**Supplied records**
::::::::
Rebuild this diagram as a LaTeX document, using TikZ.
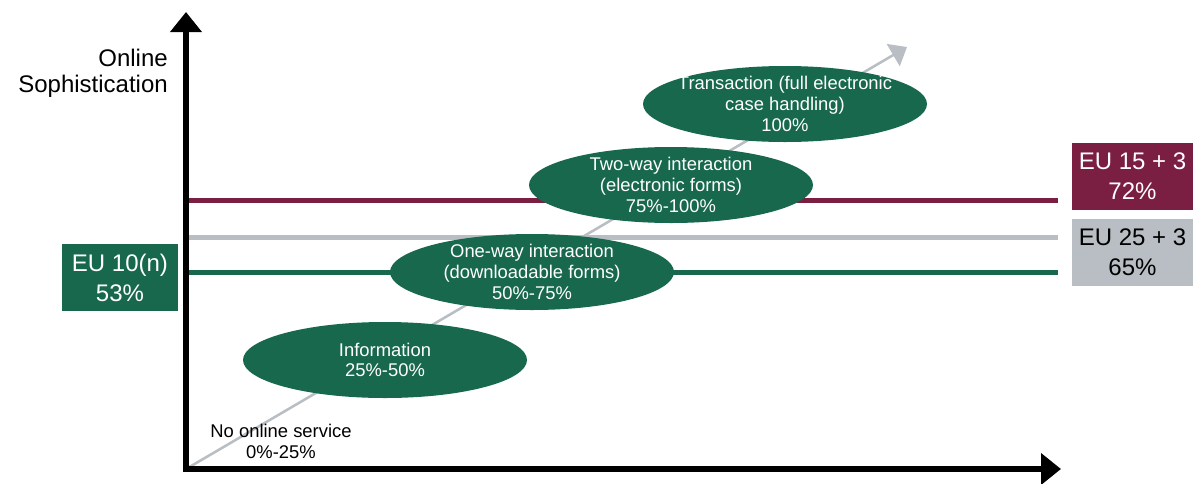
::::::::
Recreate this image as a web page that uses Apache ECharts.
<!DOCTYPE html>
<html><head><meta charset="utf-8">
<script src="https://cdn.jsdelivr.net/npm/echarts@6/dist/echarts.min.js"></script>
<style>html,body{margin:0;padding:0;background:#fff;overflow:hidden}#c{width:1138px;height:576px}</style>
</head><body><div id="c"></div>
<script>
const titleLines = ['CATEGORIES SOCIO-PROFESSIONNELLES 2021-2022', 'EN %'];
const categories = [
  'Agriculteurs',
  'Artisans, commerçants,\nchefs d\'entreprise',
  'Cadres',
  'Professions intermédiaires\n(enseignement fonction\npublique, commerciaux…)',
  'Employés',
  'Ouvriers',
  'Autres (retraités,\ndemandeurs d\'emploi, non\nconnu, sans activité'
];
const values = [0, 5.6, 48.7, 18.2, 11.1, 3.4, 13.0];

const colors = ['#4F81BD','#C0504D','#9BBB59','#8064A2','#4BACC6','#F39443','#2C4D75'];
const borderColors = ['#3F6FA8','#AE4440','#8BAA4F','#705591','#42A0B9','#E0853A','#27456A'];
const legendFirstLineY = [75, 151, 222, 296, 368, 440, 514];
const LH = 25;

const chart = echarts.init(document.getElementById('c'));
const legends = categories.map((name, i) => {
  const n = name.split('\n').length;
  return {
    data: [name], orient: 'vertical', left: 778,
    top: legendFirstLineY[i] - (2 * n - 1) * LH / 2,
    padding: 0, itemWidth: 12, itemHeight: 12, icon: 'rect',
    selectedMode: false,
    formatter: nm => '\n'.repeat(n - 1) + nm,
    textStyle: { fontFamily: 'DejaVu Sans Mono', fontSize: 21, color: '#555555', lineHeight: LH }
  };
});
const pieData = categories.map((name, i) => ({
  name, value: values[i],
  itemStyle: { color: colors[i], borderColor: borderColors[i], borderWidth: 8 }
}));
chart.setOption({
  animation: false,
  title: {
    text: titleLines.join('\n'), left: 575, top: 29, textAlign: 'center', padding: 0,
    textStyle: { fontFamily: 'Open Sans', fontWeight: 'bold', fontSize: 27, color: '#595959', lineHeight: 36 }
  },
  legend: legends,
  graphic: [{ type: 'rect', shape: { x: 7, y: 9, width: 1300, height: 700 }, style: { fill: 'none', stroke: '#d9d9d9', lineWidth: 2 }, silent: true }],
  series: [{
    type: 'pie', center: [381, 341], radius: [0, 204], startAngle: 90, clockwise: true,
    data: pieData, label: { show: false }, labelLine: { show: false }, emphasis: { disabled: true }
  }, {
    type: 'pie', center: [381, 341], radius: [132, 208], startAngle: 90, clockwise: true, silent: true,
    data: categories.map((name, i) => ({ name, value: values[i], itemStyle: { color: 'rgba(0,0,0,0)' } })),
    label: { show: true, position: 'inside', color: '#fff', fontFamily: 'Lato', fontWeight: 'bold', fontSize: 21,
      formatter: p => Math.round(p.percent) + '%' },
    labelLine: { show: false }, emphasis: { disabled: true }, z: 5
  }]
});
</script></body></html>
::::::::
**Your instructions**
Above are some lines. Repeat exactly, and only, those from the line that has "Recreate this image" through the line that has "const values = [0, 5.6, 48.7, 18.2, 11.1, 3.4, 13.0];".

**Final answer**
Recreate this image as a web page that uses Apache ECharts.
<!DOCTYPE html>
<html><head><meta charset="utf-8">
<script src="https://cdn.jsdelivr.net/npm/echarts@6/dist/echarts.min.js"></script>
<style>html,body{margin:0;padding:0;background:#fff;overflow:hidden}#c{width:1138px;height:576px}</style>
</head><body><div id="c"></div>
<script>
const titleLines = ['CATEGORIES SOCIO-PROFESSIONNELLES 2021-2022', 'EN %'];
const categories = [
  'Agriculteurs',
  'Artisans, commerçants,\nchefs d\'entreprise',
  'Cadres',
  'Professions intermédiaires\n(enseignement fonction\npublique, commerciaux…)',
  'Employés',
  'Ouvriers',
  'Autres (retraités,\ndemandeurs d\'emploi, non\nconnu, sans activité'
];
const values = [0, 5.6, 48.7, 18.2, 11.1, 3.4, 13.0];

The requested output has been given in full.